Development of a Stochastic Interpretation of Quantum Mechanics by E. Nelson. Derivation of the Schrodinger-Euler-Poisson Equations

TL;DR

This paper develops a stochastic interpretation of quantum mechanics by combining principles of least action and maximum entropy, deriving stochastic Schrödinger-Euler-Poisson equations that describe quantum states across scales.

Contribution

It introduces a novel approach by integrating two fundamental principles into a unified extremum principle, leading to stochastic equations that generalize quantum mechanics.

Findings

Derived stochastic Schrödinger-Euler-Poisson equations

Connected the equations to the standard Schrödinger equations with coefficients

Expressed the Planck constant to mass ratio through averaged stochastic characteristics

Abstract

The aim of the article is to develop the stochastic interpretation of quantum mechanics by E. Nelson on the basis of balancing the intra-systemic contradiction (i.e., antisymmetry) between "order" and "chaos". For the set task, it is proposed to combine two mutually opposite system-forming principles: "the principle of least action" and "the principle of maximum entropy" into one the "principle of averaged efficiency extremum". In a detailed consideration of the averaged states of a chaotically wandering particle, the time-independent (stationary) and time-dependent stochastic Schrodinger-Euler-Poisson equations are obtained as conditions for finding the extremals of the functional of the globally averaged efficiency functional of the stochastic system under study.
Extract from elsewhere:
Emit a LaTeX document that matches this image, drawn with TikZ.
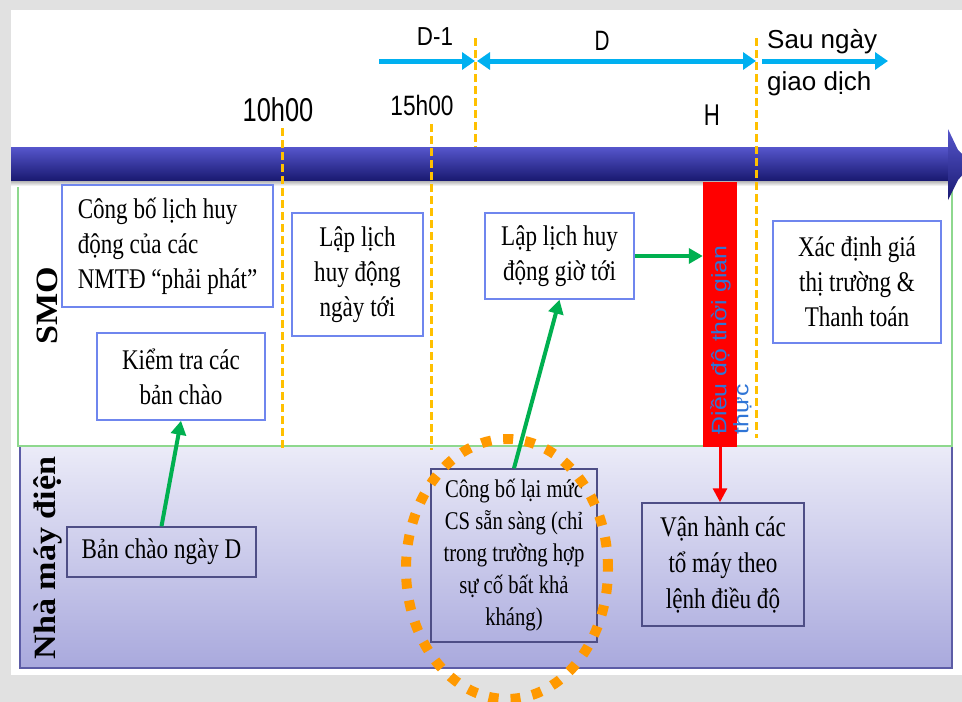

The resulting stochastic equations coincides with the corresponding Schrodinger equations up to coefficients. In this case, the ratio of the reduced Planck constant to the particle mass is expressed through the averaged characteristics of a three-dimensional random process in which the considered wandering particle participates. The obtained stochastic equations are suitable for describing the quantum states of stochastic systems of any scale.